A polymer that combines carbon fibers with epoxy, the result is a very lightweight, yet strong material that has been growing in popularity over the past decade. Carbon fiber aftermarket auto parts are often used for bumpers, grills, hood, truck, spoilers and more, making it one of more commonly used custom modifications on a vehicle. In particular, high performance and racing cars use carbon fibre to lower the weight and gain impact resistance over steel.

However, carbon fiber is also very expensive, so much so that it is advisable to mix your body parts materials so that you can save money.

Composite:

Essentially, composite is a combination of materials that provides the best that they have to offer while trying to shore up the weaknesses. Depending on what is used, composite may be your best choice.

Fiberglass:

This is easily the most common material used in body kits. Fiberglass is inexpensive and lightweight, but they are not as good as ABS plastic or polyurethane.

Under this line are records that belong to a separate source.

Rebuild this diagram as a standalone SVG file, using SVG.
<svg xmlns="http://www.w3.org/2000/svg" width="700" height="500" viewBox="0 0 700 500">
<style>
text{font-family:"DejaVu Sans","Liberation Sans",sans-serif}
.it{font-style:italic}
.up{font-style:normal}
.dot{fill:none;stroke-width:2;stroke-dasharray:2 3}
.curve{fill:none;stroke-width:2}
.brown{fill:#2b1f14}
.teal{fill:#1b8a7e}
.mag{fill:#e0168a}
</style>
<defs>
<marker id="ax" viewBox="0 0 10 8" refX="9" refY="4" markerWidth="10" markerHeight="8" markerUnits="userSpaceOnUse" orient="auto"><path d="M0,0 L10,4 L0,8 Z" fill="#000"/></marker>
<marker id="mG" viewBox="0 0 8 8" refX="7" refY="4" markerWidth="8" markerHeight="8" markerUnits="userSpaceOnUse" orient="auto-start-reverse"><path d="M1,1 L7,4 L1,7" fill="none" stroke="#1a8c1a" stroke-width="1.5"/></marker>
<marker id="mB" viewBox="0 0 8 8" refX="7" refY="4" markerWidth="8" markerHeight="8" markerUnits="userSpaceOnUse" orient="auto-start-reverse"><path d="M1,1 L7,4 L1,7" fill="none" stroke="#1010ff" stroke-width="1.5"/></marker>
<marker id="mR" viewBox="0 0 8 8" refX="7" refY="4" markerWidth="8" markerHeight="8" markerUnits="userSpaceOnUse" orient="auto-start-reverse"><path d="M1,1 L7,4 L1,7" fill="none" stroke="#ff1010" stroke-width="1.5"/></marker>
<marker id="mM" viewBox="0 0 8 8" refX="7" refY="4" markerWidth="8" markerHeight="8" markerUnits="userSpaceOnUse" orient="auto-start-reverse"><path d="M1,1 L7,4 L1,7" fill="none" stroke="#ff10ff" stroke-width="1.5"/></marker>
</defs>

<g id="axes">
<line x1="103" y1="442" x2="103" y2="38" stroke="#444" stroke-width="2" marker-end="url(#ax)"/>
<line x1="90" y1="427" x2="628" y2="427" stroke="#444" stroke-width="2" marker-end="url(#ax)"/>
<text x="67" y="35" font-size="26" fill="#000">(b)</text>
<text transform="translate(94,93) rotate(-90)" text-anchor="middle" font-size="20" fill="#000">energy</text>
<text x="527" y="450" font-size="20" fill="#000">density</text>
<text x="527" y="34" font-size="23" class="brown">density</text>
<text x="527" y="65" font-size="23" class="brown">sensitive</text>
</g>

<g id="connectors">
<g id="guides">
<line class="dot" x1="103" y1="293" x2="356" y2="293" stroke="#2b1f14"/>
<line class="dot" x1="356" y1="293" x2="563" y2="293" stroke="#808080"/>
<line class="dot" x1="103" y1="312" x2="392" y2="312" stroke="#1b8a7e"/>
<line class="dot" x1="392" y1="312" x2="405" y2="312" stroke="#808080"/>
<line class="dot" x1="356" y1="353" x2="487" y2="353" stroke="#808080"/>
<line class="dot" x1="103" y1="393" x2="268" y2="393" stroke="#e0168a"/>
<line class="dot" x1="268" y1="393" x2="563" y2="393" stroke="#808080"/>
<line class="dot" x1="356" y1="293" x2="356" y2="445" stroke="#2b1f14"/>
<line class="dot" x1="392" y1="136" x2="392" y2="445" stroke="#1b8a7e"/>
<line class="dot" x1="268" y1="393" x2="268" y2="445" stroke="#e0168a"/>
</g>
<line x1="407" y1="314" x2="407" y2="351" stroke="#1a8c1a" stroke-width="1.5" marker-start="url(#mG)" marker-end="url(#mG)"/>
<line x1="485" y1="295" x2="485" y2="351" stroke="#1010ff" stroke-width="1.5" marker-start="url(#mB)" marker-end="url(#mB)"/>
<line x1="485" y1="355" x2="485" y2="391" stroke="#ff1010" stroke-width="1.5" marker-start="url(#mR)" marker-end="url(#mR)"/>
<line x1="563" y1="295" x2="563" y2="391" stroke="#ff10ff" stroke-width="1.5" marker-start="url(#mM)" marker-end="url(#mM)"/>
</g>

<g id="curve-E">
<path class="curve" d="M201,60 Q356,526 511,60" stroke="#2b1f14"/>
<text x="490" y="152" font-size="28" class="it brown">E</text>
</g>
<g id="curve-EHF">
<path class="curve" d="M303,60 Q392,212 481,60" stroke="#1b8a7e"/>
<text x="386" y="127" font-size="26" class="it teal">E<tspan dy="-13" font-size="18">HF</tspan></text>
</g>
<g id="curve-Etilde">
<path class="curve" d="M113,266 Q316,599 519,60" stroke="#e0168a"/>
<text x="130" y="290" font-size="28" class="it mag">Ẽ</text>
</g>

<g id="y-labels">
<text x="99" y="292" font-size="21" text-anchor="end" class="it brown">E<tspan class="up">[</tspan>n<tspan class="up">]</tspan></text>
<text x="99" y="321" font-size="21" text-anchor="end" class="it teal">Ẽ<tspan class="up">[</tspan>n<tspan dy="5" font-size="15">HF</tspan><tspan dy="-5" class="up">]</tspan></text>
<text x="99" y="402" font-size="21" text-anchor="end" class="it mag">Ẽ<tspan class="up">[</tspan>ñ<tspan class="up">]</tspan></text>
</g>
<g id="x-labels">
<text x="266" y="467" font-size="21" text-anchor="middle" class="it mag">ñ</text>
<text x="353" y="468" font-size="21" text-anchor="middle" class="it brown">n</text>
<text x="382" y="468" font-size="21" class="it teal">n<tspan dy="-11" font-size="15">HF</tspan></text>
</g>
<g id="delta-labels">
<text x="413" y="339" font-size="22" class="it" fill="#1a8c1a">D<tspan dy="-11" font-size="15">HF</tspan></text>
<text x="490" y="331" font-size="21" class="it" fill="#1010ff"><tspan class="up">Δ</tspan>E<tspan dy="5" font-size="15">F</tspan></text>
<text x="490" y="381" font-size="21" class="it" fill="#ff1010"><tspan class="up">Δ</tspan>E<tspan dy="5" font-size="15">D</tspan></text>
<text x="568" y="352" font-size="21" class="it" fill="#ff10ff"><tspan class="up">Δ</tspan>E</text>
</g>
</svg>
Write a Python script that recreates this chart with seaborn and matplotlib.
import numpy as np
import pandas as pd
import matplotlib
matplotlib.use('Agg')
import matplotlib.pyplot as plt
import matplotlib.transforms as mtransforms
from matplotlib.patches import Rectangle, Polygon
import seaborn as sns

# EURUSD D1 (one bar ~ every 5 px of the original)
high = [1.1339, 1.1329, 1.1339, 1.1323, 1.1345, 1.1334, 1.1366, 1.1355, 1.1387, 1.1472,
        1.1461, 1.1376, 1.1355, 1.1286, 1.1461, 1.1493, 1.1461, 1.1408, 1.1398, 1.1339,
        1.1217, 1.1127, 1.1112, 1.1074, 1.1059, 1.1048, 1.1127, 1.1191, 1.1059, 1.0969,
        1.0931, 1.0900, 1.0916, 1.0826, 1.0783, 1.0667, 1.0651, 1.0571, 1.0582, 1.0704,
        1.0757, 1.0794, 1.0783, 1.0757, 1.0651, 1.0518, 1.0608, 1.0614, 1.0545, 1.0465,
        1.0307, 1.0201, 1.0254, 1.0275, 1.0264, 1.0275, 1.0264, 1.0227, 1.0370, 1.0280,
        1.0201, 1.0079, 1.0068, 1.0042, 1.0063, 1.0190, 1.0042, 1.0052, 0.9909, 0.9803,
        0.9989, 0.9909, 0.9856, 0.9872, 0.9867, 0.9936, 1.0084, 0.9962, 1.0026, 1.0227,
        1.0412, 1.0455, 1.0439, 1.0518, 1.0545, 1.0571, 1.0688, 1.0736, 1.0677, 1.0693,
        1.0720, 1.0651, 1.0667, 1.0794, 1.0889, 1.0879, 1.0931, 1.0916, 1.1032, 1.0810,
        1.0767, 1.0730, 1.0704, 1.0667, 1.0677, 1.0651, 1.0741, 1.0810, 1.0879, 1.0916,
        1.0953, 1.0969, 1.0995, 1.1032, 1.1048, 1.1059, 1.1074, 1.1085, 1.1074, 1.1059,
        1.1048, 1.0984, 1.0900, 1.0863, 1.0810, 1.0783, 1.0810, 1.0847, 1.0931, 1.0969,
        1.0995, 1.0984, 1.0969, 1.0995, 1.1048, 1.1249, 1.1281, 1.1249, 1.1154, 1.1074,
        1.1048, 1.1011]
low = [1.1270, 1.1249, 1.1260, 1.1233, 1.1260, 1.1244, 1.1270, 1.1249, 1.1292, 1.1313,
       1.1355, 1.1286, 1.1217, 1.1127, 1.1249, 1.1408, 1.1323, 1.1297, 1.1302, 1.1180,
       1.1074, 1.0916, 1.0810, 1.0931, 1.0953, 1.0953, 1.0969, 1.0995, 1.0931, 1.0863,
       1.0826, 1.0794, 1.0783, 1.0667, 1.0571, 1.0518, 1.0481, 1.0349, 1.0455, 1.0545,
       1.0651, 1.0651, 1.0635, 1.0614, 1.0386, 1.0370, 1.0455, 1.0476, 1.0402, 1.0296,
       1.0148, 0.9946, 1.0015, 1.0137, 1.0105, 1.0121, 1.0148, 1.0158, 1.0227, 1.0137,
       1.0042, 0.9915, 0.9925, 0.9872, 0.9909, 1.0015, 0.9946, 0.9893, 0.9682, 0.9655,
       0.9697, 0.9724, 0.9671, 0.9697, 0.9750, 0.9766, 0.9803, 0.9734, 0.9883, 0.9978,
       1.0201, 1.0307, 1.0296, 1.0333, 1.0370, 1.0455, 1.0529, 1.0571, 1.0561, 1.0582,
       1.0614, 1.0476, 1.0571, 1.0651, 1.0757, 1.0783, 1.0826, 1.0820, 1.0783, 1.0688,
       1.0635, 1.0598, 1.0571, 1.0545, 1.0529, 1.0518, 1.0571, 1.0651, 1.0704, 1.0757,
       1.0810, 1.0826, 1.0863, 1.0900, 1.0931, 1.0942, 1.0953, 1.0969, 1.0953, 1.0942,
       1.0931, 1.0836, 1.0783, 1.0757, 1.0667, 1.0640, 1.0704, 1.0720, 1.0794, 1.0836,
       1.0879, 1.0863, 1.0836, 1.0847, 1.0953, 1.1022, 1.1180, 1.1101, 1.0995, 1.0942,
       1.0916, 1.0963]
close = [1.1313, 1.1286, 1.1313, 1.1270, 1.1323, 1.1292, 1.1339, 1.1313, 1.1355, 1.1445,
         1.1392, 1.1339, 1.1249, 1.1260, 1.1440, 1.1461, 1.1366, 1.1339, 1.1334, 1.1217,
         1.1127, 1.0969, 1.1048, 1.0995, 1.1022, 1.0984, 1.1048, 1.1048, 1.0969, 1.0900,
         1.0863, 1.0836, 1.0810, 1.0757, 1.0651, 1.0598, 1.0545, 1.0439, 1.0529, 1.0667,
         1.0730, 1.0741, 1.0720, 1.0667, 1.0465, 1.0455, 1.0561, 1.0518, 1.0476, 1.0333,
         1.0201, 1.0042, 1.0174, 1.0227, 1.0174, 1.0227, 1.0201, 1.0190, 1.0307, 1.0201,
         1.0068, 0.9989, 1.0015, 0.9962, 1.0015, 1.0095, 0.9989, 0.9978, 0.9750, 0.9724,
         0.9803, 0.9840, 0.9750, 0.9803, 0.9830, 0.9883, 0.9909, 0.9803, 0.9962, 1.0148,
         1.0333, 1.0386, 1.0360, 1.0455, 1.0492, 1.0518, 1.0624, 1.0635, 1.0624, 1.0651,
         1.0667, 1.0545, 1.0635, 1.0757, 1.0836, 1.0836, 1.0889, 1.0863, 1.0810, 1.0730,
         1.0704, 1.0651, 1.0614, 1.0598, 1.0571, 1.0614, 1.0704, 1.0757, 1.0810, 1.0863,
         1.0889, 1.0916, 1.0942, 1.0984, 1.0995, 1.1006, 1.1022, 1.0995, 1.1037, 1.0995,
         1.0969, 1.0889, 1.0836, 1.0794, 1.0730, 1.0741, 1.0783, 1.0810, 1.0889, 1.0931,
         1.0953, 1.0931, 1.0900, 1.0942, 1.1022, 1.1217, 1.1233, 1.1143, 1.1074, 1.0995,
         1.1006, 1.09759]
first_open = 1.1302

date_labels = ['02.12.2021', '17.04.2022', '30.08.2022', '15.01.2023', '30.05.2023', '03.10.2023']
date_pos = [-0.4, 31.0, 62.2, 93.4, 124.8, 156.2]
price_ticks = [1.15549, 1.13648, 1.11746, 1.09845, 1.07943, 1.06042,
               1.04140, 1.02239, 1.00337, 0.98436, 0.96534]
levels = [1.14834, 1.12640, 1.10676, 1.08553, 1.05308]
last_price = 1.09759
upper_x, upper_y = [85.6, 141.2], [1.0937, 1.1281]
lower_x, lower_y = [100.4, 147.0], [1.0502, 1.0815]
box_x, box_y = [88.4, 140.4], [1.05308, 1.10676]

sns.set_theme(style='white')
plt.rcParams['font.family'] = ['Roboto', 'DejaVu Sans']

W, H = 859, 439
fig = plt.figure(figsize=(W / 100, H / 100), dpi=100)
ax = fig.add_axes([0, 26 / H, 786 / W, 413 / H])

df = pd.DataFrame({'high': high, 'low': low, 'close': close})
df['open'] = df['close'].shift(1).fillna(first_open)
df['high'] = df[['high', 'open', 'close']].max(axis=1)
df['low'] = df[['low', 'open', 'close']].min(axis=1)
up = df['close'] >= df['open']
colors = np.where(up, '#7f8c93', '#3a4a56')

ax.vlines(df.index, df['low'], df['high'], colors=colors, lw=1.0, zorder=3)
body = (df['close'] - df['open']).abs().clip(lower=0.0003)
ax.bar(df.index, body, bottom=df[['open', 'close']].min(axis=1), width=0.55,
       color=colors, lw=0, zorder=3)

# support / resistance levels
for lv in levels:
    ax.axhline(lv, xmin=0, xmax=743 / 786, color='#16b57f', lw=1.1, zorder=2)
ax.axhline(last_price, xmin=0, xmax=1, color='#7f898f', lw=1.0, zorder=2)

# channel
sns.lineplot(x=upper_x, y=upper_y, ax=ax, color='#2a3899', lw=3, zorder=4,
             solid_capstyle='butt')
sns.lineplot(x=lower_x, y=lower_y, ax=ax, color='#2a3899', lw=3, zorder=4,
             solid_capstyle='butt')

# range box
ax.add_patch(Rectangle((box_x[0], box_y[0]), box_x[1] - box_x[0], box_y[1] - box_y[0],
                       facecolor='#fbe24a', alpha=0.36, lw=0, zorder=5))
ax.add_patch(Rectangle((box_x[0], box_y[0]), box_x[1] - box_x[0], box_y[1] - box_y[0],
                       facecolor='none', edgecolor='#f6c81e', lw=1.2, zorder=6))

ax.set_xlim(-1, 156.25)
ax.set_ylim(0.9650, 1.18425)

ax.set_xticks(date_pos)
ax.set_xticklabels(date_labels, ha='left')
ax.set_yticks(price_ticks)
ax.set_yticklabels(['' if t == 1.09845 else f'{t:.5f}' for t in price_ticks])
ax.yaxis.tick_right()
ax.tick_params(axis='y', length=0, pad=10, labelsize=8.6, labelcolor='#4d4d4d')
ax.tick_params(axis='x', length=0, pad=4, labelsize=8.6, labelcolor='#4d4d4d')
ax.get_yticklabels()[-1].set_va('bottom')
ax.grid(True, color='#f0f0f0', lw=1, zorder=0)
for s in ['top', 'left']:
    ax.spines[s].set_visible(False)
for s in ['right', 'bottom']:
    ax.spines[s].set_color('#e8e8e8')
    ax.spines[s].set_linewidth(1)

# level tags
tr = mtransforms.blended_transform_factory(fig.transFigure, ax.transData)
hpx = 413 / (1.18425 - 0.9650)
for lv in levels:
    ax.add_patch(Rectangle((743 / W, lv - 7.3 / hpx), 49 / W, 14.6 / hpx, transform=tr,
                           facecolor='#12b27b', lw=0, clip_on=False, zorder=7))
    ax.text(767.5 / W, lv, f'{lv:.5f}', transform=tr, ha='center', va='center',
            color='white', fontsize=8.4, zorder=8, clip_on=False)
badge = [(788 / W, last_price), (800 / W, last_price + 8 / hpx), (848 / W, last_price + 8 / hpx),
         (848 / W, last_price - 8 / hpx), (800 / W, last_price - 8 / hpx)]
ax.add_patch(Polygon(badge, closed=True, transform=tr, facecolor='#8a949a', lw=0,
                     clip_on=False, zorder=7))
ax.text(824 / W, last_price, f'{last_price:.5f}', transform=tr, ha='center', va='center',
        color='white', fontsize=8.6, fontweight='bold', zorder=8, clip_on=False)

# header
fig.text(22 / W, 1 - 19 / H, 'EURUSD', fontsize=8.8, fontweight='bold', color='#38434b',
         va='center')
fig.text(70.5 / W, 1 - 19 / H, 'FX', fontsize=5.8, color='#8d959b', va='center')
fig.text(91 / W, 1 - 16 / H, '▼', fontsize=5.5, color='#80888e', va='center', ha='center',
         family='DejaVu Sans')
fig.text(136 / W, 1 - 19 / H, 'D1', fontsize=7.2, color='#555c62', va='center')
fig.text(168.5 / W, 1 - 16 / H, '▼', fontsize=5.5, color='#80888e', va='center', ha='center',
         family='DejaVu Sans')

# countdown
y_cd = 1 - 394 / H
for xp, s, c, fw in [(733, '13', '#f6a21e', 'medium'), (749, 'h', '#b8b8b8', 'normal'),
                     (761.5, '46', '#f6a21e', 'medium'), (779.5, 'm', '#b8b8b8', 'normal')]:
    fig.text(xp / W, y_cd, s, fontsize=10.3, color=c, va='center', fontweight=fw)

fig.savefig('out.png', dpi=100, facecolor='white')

Although it will not warp under hot temperatures and can be painted easily, the rigidity of the fiberglass makes it difficult to install and easy to crack even on very mild impacts. Plus, fiberglass will probably need more finishing because they come rough out of the mold. In addition, fiberglass tends to crack even on soft bumps.

Polyurethane:

Also called urethane, it is a popular material to use in body kits. Although more expensive than fiberglass, it is usually superior in terms of fit and performance. Polyurethane is more flexible than fiberglass and is more resistant to cracking.

Unfortunately, it is heavier as well which makes them a poor choice for a racing vehicle. Plus, getting paint to stick to polyurethane is difficult and it is more vulnerable to warping under heat than fiberglass. Overall, this is arguably not the best choice if speed or light maintenance is your preference.

Remember to choose the body shop that has experience in the materials and parts that you want on your vehicle. Just because a body shop has been around a while does not mean they are the right choice if they lack qualifications. So be sure to shop around first before making the commitment.